I am pretty sure that except for the R GTI, the ECU must be opened up. I wouldn't have this done because of potential warranty issues of something goes wrong that can be tied to the ECU, but that is just me, there are hundreds of ECU's that have been tuned this way and work fine. But there are also a number of horror stories that have occurred. These generally are caused by the shop that tunes the ECU. 

Inexperience by the tuner.

Opening the ECU, shorting something, etc.

When resealing the ECU the silicon or whatever they are suppose to use may fail anywhere from a week to year later, allowing water to get into the ECU and shorting it out, Big problem.

Before you get a tune search the GTI forums for issues with tunes, being prepared/knowledgeable before is better than something like:

Gee if i knew this thing whistled like this i wouldn't have done it. 

A messed up ECU is something that you can't just live with.

Do your homework and then decide.


----------



## drtechy (Jun 3, 2009)

If they are an APR dealer then they are responsible for any damage to the ecu. And just to confirm, yes the ecu does need to be cracked open. And don't be nervous if it takes some time, it's just part of the process.


----------



## jzv (May 1, 2013)

Did USP's traction control button good product not hard to install.

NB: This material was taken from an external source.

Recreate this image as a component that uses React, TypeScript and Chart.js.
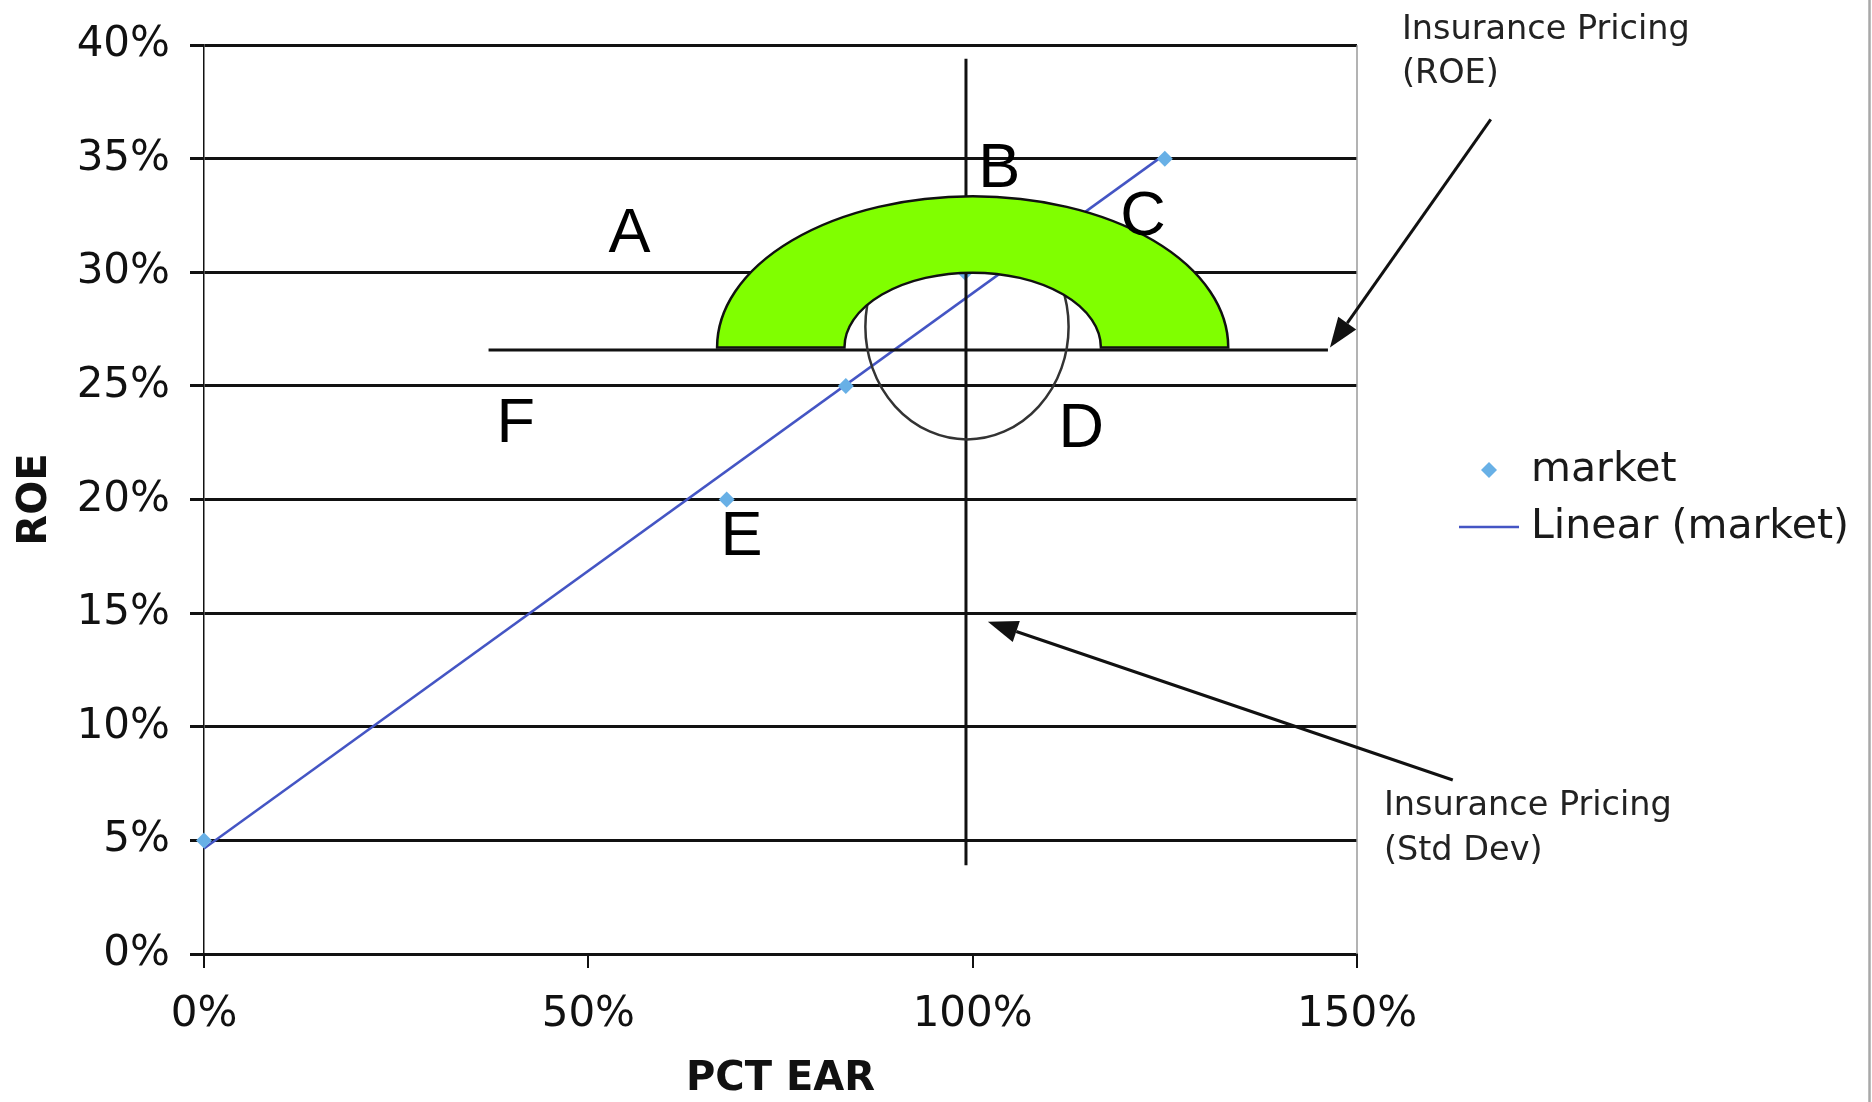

The DIY on youtube is really good. Sorry for the ****ty phone pictures.


----------



## Jedidub (Oct 6, 2010)

Love it!


----------



## Dscot8r!2 (Dec 18, 2012)

jzv said:


> Soo one day after installing the Carbonio.. I dont think i would have bought it if i knew it did this whistle sound at about 3-5k rpms. I noticed it immediatly after install and its kinda annoying i know for sure it's the intake and i found an official respone from APR on another forum where they basicly just said live with it.
> 
> Are all of your ECU's also encrypted like mine, we tryed flashing it with APR ECU tune yesterday and the guy said it was encrypted and they have to open the box, this could be done earlyest next week..
> 
> I hope the ECU tune will make me a little more positive about this APR intake.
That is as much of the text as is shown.